How to Disinfect a Room after the Flu


If you or a family member get hit with the flu, preventative disinfection is important. But it’s equally vital to properly disinfect after an illness, to kill the germs that cause flu before they can spread to another person. It is good to ventilate your home after being ill to freshen up the air and prevent any germs from lingering in the air, even after you have cleaned.

How to disinfect a room after the flu?


Kitchen, the most touched & visited common areas of the home where things such as table tops, countertops, sinks, faucets, cabinet handles, doorknobs and more are all places where germs can linger on for longer period. Use an EPA-registered disinfectant to clean your kitchen.


This one is particularly important if a sick family member has been confined to their bedroom. To prevent the spread of those germs, all hard surfaces such as bedside tables and even headboards need regular disinfecting. You should wash bedding in hot water, and dry on high heat (if linens allow). Pillowcases are particularly important, as they have the most contact with your nose and mouth as you toss and turn.


Use an EPA-registered disinfectant to disinfect the toilet, as well as the sink and faucets. Don’t forget the bathroom floor, which has more germs than you would think. Make sure those who get sick at home never share hand towels or bath towels. Keep toothbrushes uncovered to air dry, and isolate the toothbrush of the sick person from those of other family members.

Living room

Remotes, controllers and other common-use items in the living room are breeding grounds for germs, and are also the most common transmitters of bacteria. Most remote controllers are said to be containing high level of germs. Clean everything with a disinfectant.

Knobs, Handles, Switches

Some of the most bacteria-covered spots in your home are the ones you use most often, such as door handles and light switches. These frequent-contact surfaces allow easy transmission of cold, flu virus, and more. So don’t forget to clean all these frequently touched surfaces with a disinfectant on a regular basis.
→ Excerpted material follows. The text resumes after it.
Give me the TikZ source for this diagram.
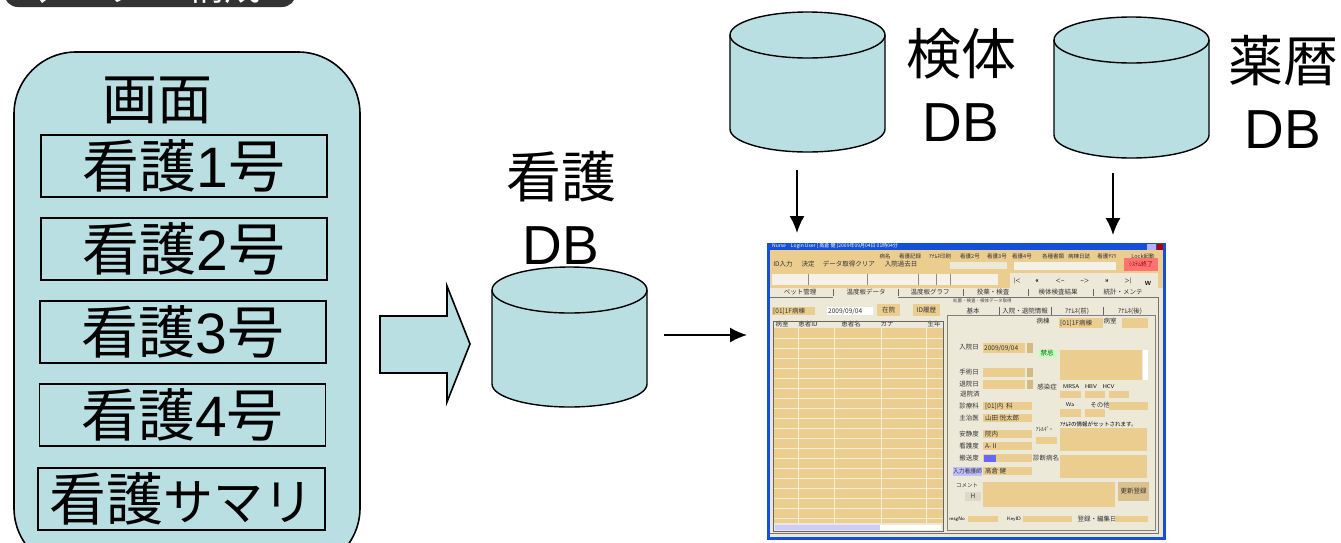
\documentclass[tikz,border=0pt]{standalone}
\usepackage{fontspec}
\usetikzlibrary{arrows.meta}
\setmainfont{Liberation Sans}
\newfontfamily\cjk{Noto Sans CJK JP}
\definecolor{fillc}{HTML}{B9DFE3}
\definecolor{tanc}{HTML}{EBCD90}
\definecolor{panel}{HTML}{ECE9D8}
\definecolor{xpblue}{HTML}{1450D8}
\newcommand{\K}[1]{{\cjk #1}}
\tikzset{
 lbl/.style={font=\fontsize{55}{67}\selectfont,inner sep=0pt,anchor=center,align=center},
 scr/.style={draw=black,line width=1.6pt,fill=fillc,inner sep=0pt,font=\fontsize{57}{60}\selectfont,text height=42pt,text depth=0pt},
 thinl/.style={draw=black,line width=1.4pt},
 arr/.style={draw=black,line width=1.8pt,-{Latex[length=17pt,width=15pt]}},
 tinyt/.style={font=\cjk\fontsize{6.5}{7}\selectfont,inner sep=0pt,text=black!80},
 tinye/.style={tinyt,anchor=east},
 tinyw/.style={tinyt,anchor=west},
}
\newcommand{\dbcyl}[5]{%
 \fill[fillc] (#2-#4,#3+23) arc[start angle=180,end angle=360,x radius=#4,y radius=23] -- (#2+#4,#5-23) arc[start angle=0,end angle=180,x radius=#4,y radius=23] -- cycle;
 \draw[thinl] (#2,#3+23) ellipse[x radius=#4,y radius=23];
 \draw[thinl] (#2-#4,#3+23) -- (#2-#4,#5-23) arc[start angle=180,end angle=0,x radius=#4,y radius=23] -- (#2+#4,#3+23);
}
\newcommand{\tb}[4]{\fill[tanc] (#1,#2) rectangle (#3,#4);}
\begin{document}
\begin{tikzpicture}[x=1pt,y=-1pt]
\useasboundingbox (0,0) rectangle (1341,542);
\begin{scope}
\clip (0,0) rectangle (1341,542);
% top pill with cut-off title
\fill[black!80,rounded corners=14pt] (4,-30) rectangle (296,7);
\node[font=\cjk\fontsize{37}{40}\selectfont,text=white,inner sep=0pt,anchor=base west] (title) at (187,0.5) {構成};
\fill[white] (40,0) -- (46,0) -- (42,3) -- cycle;
\fill[white] (115,0) -- (121,0) -- (117,2) -- cycle;
% big panel
\draw[fill=fillc,line width=1.6pt,rounded corners=62pt] (14,52) rectangle (360,570);
\end{scope}
\node[lbl,font=\cjk\fontsize{55}{60}\selectfont] (t0) at (157,100) {画面};
\node[scr,minimum width=286pt,minimum height=62pt] (n1) at (184,166) {\K{看護}1\K{号}};
\node[scr,minimum width=286pt,minimum height=62pt] (n2) at (184,249) {\K{看護}2\K{号}};
\node[scr,minimum width=286pt,minimum height=62pt] (n3) at (183,332) {\K{看護}3\K{号}};
\node[scr,minimum width=286pt,minimum height=62pt] (n4) at (182.5,415) {\K{看護}4\K{号}};
\node[scr,minimum width=287pt,minimum height=62pt] (n5) at (181.5,499) {\K{看護{\fontsize{50}{50}\selectfont サマリ}}};
% block arrow
\draw[fill=fillc,line width=1.6pt,line join=miter] (380,316) -- (447,316) -- (447,286) -- (470,344) -- (447,402) -- (447,373) -- (380,373) -- cycle;
% DBs
\dbcyl{dbk}{569.5}{267}{77.5}{407}
\dbcyl{dbs}{807.5}{12}{77.5}{152}
\dbcyl{dby}{1131.5}{17}{77.5}{158}
\node[lbl] (lk) at (561,208) {\K{看護}\\DB};
\node[lbl] (ls) at (961,85) {\K{検体}\\DB};
\node[lbl] (ly) at (1283,92) {\K{薬暦}\\DB};
% ---- screenshot ----
\fill[xpblue] (767,243) rectangle (1166,540);
\fill[panel] (770,250) rectangle (1163,537);
\node[font=\cjk\fontsize{5}{6}\selectfont,text=white,inner sep=0pt,anchor=west] (tb) at (772,246.5) {Nurse\quad Login User [ 高倉 健 ]2009年09月04日 01時04分};
\fill[white!70!blue] (1147,244) rectangle (1156,250);
\fill[red!70!black] (1157,244) rectangle (1163,250);
\tb{770}{250}{1163}{288}
\fill[panel] (1010,273) rectangle (1158,288);
\foreach \x/\t in {783/ID入力,808/決定,839/データ取得,865/クリア,901/入院過去日}
  \node[tinyt] at (\x,264) {\t};
\foreach \x/\t in {885/病名,910/看護記録,940/ｱﾅﾑﾈ印刷,970/看護2号,997/看護3号,1022/看護4号,1053/各種書類,1079/病棟日誌,1107/看護ｻﾏﾘ,1143/Lock起動}
  \node[tinyt,font=\cjk\fontsize{5.5}{6}\selectfont] at (\x,256) {\t};
\fill[panel] (950,262) rectangle (1007,269);
\fill[panel!60!white] (1014,262) rectangle (1116,270);
\fill[red!55!white] (1124,258) rectangle (1158,271);
\node[font=\cjk\fontsize{6}{7}\selectfont,text=red!60!black,inner sep=0pt] (sys) at (1141,264.5) {ｼｽﾃﾑ終了};
\fill[panel!60!white] (772,274) rectangle (998,285);
\foreach \x in {808,867,918,936,950} \draw[black!45,line width=.4pt] (\x,274) -- (\x,285);
\foreach \x/\t in {1017/{|<},1037/{<<},1060/{<--},1085/{-->},1107/{>>},1128/{>|}}
  \node[font=\sffamily\bfseries\fontsize{6}{7}\selectfont,inner sep=0pt] at (\x,281) {\t};
\node[font=\sffamily\bfseries\fontsize{6}{7}\selectfont,inner sep=0pt] at (1148,283) {W};
% tabs
\foreach \x/\t in {800/ベット管理,866/温度板データ,930/温度板グラフ,993/投薬・検査,1058/検体検査結果,1123/統計・メンテ}
  \node[tinyt] at (\x,292) {\t};
\foreach \x in {833,898,963,1028,1093} \draw[black!60,line width=.6pt] (\x,289) -- (\x,296);
\draw[black!55,line width=.6pt] (770,297) -- (833,297) (898,297) -- (1158,297) (1158,297) -- (1158,533) -- (770,533);
% list controls
\tb{772}{307}{815}{315}
\node[tinyw] (ward) at (773,311) {[01]1F病棟};
\fill[white] (827,307) rectangle (873,315);
\node[tinyw] (date) at (828,311) {2009/09/04};
\tb{877}{304}{900}{316}
\node[tinyt] (zai) at (888.5,310) {在院};
\tb{913}{304}{940}{316}
\node[tinyt] (idr) at (926.5,310) {ID履歴};
% list
\fill[panel] (773,321) rectangle (943,328);
\tb{773}{328}{943}{523}
\foreach \x/\t in {782/病室,808/患者ID,851/患者名,887/カナ,934/生年}
  \node[tinyt] at (\x,324.5) {\t};
\foreach \y in {338,348,...,520} \draw[white!65!tanc,line width=.5pt] (773,\y) -- (943,\y);
\foreach \x in {798,834,881,926} \draw[white!65!tanc,line width=.5pt] (\x,328) -- (\x,523);
\draw[black!60,line width=.5pt] (773,321) rectangle (943,531);
\fill[blue!20] (775,525) rectangle (880,530);
\fill[white] (880,525) rectangle (941,530);
% right panel
\draw[black!50,line width=.5pt] (947,315) rectangle (1155,530);
\foreach \x/\t in {973/基本,1025/入院・退院情報,1077/ｱﾅﾑﾈ(前),1130/ｱﾅﾑﾈ(後)}
  \node[tinyt] at (\x,311) {\t};
\foreach \x in {999,1051,1103} \draw[black!60,line width=.5pt] (\x,307) -- (\x,315);
\node[font=\cjk\fontsize{4.5}{5}\selectfont,inner sep=0pt,anchor=west,text=black!70] (chk) at (953,301) {処置・検査・検体データ取得};
% right fields
\node[tinyt] at (1043,321) {病棟};
\tb{1059}{318}{1103}{328}
\node[tinyw] at (1060,323) {[01]1F病棟};
\node[tinyt] at (1110,321) {病室};
\tb{1122}{318}{1148}{328}
\node[tinye] at (979,347) {入院日};
\tb{983}{343}{1025}{353}
\node[tinyw] at (984,348) {2009/09/04};
\fill[green!25] (1038,350) rectangle (1057,357);
\node[tinyt,text=green!40!black] at (1047,353.5) {禁忌};
\tb{1060}{350}{1142}{380}
\fill[white] (1143,350) rectangle (1148,380);
\foreach \y/\t in {372/手術日,384/退院日} { \node[tinye] at (979,\y) {\t}; \tb{983}{\y-4}{1025}{\y+5}; \fill[tanc!90!black] (1027,\y-4) rectangle (1033,\y+5); }
\fill[tanc!90!black] (1027,343) rectangle (1033,353);
\node[tinyt] at (1047,387) {感染症};
\node[font=\sffamily\fontsize{5.5}{6}\selectfont,inner sep=0pt,anchor=west] at (1063,387) {MRSA\ \ \ HBV\ \ \ HCV};
\foreach \x/\w in {1060/21,1085/20,1109/20} \fill[tanc] (\x,391) rectangle (\x+\w,398);
\node[tinyw] at (960,394) {退院済};
\foreach \y/\t/\v in {406/診療科/[01]内\ \ 科,418/主治医/山田 悦太郎,434/安静度/院内,446/看護度/A-Ⅱ,458/搬送度/\ } {
  \node[tinye] at (979,\y) {\t}; \tb{983}{\y-4}{1032}{\y+4}; \node[tinyw] at (985,\y) {\v}; }
\fill[blue!60] (984,455) rectangle (996,462);
\fill[blue!25] (953,467) rectangle (982,476);
\node[tinyt,font=\cjk\fontsize{5.8}{6}\selectfont] at (967.5,471) {入力看護師};
\tb{983}{467}{1032}{475}
\node[tinyw] at (985,471) {高倉 健};
\node[font=\sffamily\fontsize{5.5}{6}\selectfont,inner sep=0pt] at (1070,405) {Wa};
\node[tinyt] at (1100,405) {その他};
\foreach \x/\w in {1060/21,1085/20} \fill[tanc] (\x,409) rectangle (\x+\w,417);
\tb{1109}{402}{1148}{410}
\node[font=\cjk\fontsize{5.5}{6}\selectfont,inner sep=0pt,anchor=west] at (1060,424) {ｱﾅﾑﾈの情報がセットされます。};
\tb{1060}{428}{1147}{451}
\node[tinyt,font=\cjk\fontsize{5.5}{6}\selectfont] at (1044,429) {ｱﾚﾙｷﾞｰ};
\tb{1036}{437}{1057}{444}
\node[tinyt] at (1046,458) {診断病名};
\tb{1060}{455}{1147}{478}
\node[tinyt,font=\cjk\fontsize{5.5}{6}\selectfont] at (967,485) {コメント};
\fill[panel!85!gray] (965,492) rectangle (981,501);
\node[tinyt] at (973,496.5) {H};
\tb{983}{482}{1115}{507}
\fill[tanc!85!gray] (1118,482) rectangle (1149,501);
\node[tinyt] at (1133.5,491.5) {更新登録};
\node[font=\sffamily\fontsize{5}{6}\selectfont,inner sep=0pt] at (957,519) {msgNo};
\tb{968}{516}{998}{522}
\node[font=\sffamily\fontsize{5}{6}\selectfont,inner sep=0pt] at (1014,519) {KeyID};
\tb{1023}{516}{1072}{522}
\node[tinyt] at (1097,519) {登録・編集日};
\tb{1115}{516}{1148}{522}
% connectors
\coordinate (shot) at (747,335);
\coordinate (shotS) at (797,233);
\coordinate (shotY) at (1113,235);
\coordinate (kStart) at (664,335);
\coordinate (sStart) at (797,170);
\coordinate (yStart) at (1113,173);
\draw[arr] (kStart) -- (shot);
\draw[arr] (sStart) -- (shotS);
\draw[arr] (yStart) -- (shotY);
\end{tikzpicture}
\end{document}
There is still work to be done even after cleaning after the flu. The sponges, cloths, and items used to do the cleaning will themselves have had germs transferred onto them and will need to be dealt with. The best advice would be to throw them away – it is more advisable to use disposable items such as paper towels. If not, then put the items in a washing machine as appropriate, and wash at a high temperature. Use the above mentioned methods on how to disinfect a room after the flu and the areas that need cleaning to stay healthy.